Suppliers often seek early payment from buyers in exchange for a discount on the goods or services provided. Often this discount if part of negotiated payment terms. For example, if payment is made in ten days instead of 30 or 60, the supplier will accept a small percentage less payment. These discounts are static, where a buyer offers two payment options: full payment at the end of the term of the invoice or a discounted amount on a fixed date.
How is an early payment platform different?
This discounting process is made dynamic with an early payment platform. This technology allows for a variable cost, the amount of discount for early payment depends on how many days prior to the original due date the payment will be received. The earlier the payment is received, the higher the cost of the discount. An early payment offer can be made at any time during the payment term period.
The C2FO early payment platform is a market model. Customers upload approved invoices. Suppliers request early payment of approved invoices at a rate that works for them. C2FO matches the offers to customers’ desired return. Payment is still made by customers directly, only faster. One of the biggest differences with this market model is that both the days paid early and the rate are variable. Suppliers can also choose if and when they need to accelerate payment on a given invoice without any additional fees, paperwork. Suppliers have more control and optionality with C2FO.
Are all early payment options the same?
Many programs offer an auction-based model. An auction model allows for few “winners” and many losers when it comes to accessing early payment. Further, the auction model has a limited window for making a bid on a set date. C2FO has a robust marketplace model that creates a win-win solution where suppliers can make an offer for discounts based on their needs. The C2FO market is available to suppliers 24 hours a day, every day of the work week. Suppliers can make offers when it makes sense to them and then our rolling global daily market closing capabilities more efficiently award the early payment.
When should a business take early payment?
Early payment discounts offer access to working capital from existing cash flow instead of borrowing. This option makes sense for a business if its cost of borrowing is higher than the discount offered for early payment.
There are many reasons a business may need early payment. For example, rapidly growing businesses that are funded with asset-backed lending may need access to more working capital than their collateral allows.
Other working capital demands can occur such as late payment by another customer, responding to seasonal demands, or funding new equipment or expanding operations. Sometimes businesses have shorter payment terms with their own suppliers than their terms with buyers. The ability to control payment date, and thus, cash flow helps businesses manage these demands without adding debt through borrowing.
Why are early payments attractive to buyers?
For buyers, the discount earned by early payment offers an opportunity to increase margins, earning a no-risk yield by using cash on their balance sheet or lower cost capital to fund quicker payment of invoices. In return, buyers support their supply chains with low cost access to working capital and control of cash flow. By supporting the needs of their suppliers, buyers reduce financial risk in their supply chain and ensure timely, reliable delivery of the goods and services they rely on.
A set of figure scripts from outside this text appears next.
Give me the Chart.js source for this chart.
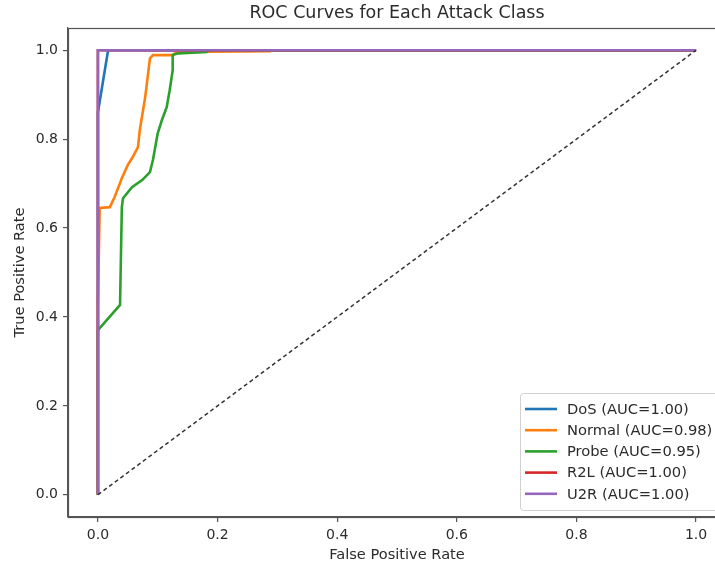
<!DOCTYPE html>
<html>
<head>
<meta charset="utf-8">
<script src="https://cdn.jsdelivr.net/npm/chart.js@4"></script>
<style>
  html, body { margin: 0; padding: 0; background: #fff; overflow: hidden; }
  canvas { display: block; }
</style>
</head>
<body>
<canvas id="rocChart" width="730" height="567"></canvas>
<script>
const classNames = ['DoS', 'Normal', 'Probe', 'R2L', 'U2R'];
const aucValues = ['1.00', '0.98', '0.95', '1.00', '1.00'];
const lineColors = ['#1f77b4', '#ff7f0e', '#2ca02c', '#d62728', '#9467bd'];

const dosFpr = [0, 0, 0.017, 1];
const dosTpr = [0, 0.86, 1, 1];
const normalFpr = [0, 0, 0.003, 0.02, 0.028, 0.04, 0.05, 0.057, 0.067, 0.07, 0.079, 0.087, 0.092, 0.125, 0.132, 0.288, 0.29, 1];
const normalTpr = [0, 0.43, 0.645, 0.647, 0.67, 0.712, 0.742, 0.757, 0.782, 0.82, 0.894, 0.982, 0.989, 0.989, 0.996, 0.998, 1, 1];
const probeFpr = [0, 0, 0.003, 0.037, 0.04, 0.042, 0.057, 0.074, 0.087, 0.092, 0.1, 0.107, 0.115, 0.12, 0.125, 0.125, 0.134, 0.182, 0.185, 1];
const probeTpr = [0, 0.37, 0.375, 0.427, 0.647, 0.667, 0.692, 0.708, 0.726, 0.753, 0.813, 0.843, 0.872, 0.91, 0.955, 0.989, 0.993, 0.996, 1, 1];
const r2lFpr = [0, 0, 1];
const r2lTpr = [0, 1, 1];
const u2rFpr = [0, 0, 1];
const u2rTpr = [0, 1, 1];
const chanceFpr = [0, 1];
const chanceTpr = [0, 1];

const xTicks = [0, 0.2, 0.4, 0.6, 0.8, 1.0];
const yTicks = [0, 0.2, 0.4, 0.6, 0.8, 1.0];

const textColor = '#2b2b2b';
const fontFamily = '"DejaVu Sans", sans-serif';

function toPoints(xs, ys) {
    return xs.map((x, i) => ({ x: x, y: ys[i] }));
}

const curves = [
    toPoints(dosFpr, dosTpr),
    toPoints(normalFpr, normalTpr),
    toPoints(probeFpr, probeTpr),
    toPoints(r2lFpr, r2lTpr),
    toPoints(u2rFpr, u2rTpr)
];

const datasets = curves.map((pts, i) => ({
    label: classNames[i] + ' (AUC=' + aucValues[i] + ')',
    data: pts,
    borderColor: lineColors[i],
    borderWidth: 2.6,
    pointRadius: 0,
    tension: 0,
    order: 5 - i
}));
datasets.push({
    label: 'chance',
    data: toPoints(chanceFpr, chanceTpr),
    borderColor: '#333333',
    borderWidth: 1.5,
    borderDash: [4, 3],
    pointRadius: 0,
    order: 0
});

// frame, title and in-plot legend like matplotlib
const mplDecor = {
    id: 'mplDecor',
    afterDraw(chart) {
        const c = chart.ctx;
        const a = chart.chartArea;
        c.save();
        c.strokeStyle = '#555';
        c.lineWidth = 1.2;
        c.strokeRect(a.left + 0.5, a.top + 0.5, a.right - a.left, a.bottom - a.top);

        c.fillStyle = textColor;
        c.font = '17.5px ' + fontFamily;
        c.textAlign = 'center';
        c.textBaseline = 'middle';
        c.fillText('ROC Curves for Each Attack Class', (a.left + a.right) / 2, 13);

        // legend
        const lx = 520, ly = 393, lw = 201, lh = 117;
        c.beginPath();
        c.roundRect(lx + 0.5, ly + 0.5, lw, lh, 3);
        c.fillStyle = 'rgba(255,255,255,0.85)';
        c.fill();
        c.strokeStyle = '#d0d0d0';
        c.lineWidth = 1;
        c.stroke();
        c.font = '14.7px ' + fontFamily;
        c.textAlign = 'left';
        classNames.forEach((name, i) => {
            const y = 409 + i * 21.2;
            c.strokeStyle = lineColors[i];
            c.lineWidth = 2.6;
            c.beginPath();
            c.moveTo(525, y);
            c.lineTo(557, y);
            c.stroke();
            c.fillStyle = textColor;
            c.fillText(datasets[i].label, 567, y + 1);
        });
        c.restore();
    }
};

const ctx = document.getElementById('rocChart').getContext('2d');
const rocChart = new Chart(ctx, {
    type: 'line',
    data: { datasets: datasets },
    options: {
        responsive: false,
        animation: false,
        layout: { padding: { left: 0, right: 4, top: 28, bottom: 0 } },
        scales: {
            x: {
                type: 'linear',
                min: -0.05,
                max: 1.05,
                afterBuildTicks: (scale) => { scale.ticks = xTicks.map(v => ({ value: v })); },
                afterFit: (scale) => { scale.height = 50; },
                ticks: {
                    color: textColor,
                    font: { family: fontFamily, size: 14 },
                    padding: 5,
                    maxRotation: 0,
                    callback: (v) => v.toFixed(1)
                },
                grid: { drawOnChartArea: false, drawTicks: true, tickLength: 5, color: '#555', lineWidth: 1.2 },
                border: { display: true, color: '#555', width: 1.2 },
                title: {
                    display: true,
                    text: 'False Positive Rate',
                    color: textColor,
                    font: { family: fontFamily, size: 14.6 },
                    padding: { top: 0, bottom: 3 }
                }
            },
            y: {
                type: 'linear',
                min: -0.05,
                max: 1.05,
                afterBuildTicks: (scale) => { scale.ticks = yTicks.map(v => ({ value: v })); },
                afterFit: (scale) => { scale.width = 68; },
                ticks: {
                    color: textColor,
                    font: { family: fontFamily, size: 14 },
                    padding: 5,
                    callback: (v) => v.toFixed(1)
                },
                grid: { drawOnChartArea: false, drawTicks: true, tickLength: 5, color: '#555', lineWidth: 1.2 },
                border: { display: true, color: '#555', width: 1.2 },
                title: {
                    display: true,
                    text: 'True Positive Rate',
                    color: textColor,
                    font: { family: fontFamily, size: 14.6 },
                    padding: { top: 11, bottom: 0 }
                }
            }
        },
        plugins: {
            legend: { display: false },
            tooltip: { enabled: false }
        }
    },
    plugins: [mplDecor]
});
</script>
</body>
</html>
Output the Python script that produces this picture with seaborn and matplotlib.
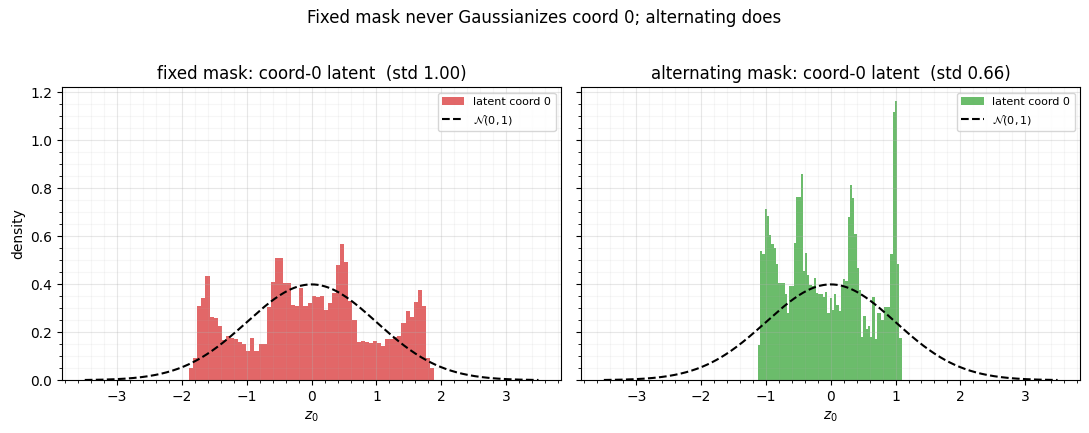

How does early payment provide growth-friendly funding for India’s economy?
India’s GDP grew at a rate of 7.1 percent in 2017. It remains one of the fastest growing economies in the world and is on pace to overtake China in growth rate. Currently the need for liquidity by businesses is growing year-over-year, on track to outpace access to traditional funding.
As most small and midsize businesses in India rely on traditional sources of funding that are backed by collateral. Typically, the amount an business can borrow depends on the value of these collateral assets and the amount of credit extended to the company is directly linked to the ease and liquidation value of their assets in case the borrower is unable to repay the loan.
A rapidly growing business has funding needs that far exceed the value of the underlying securities. Accelerating payments provides an additional source of non-debt, “growth-friendly” working capital. With on demand payment acceleration from C2FO, businesses can control cash flow to meet increased demands, fund inventory, and expand operations.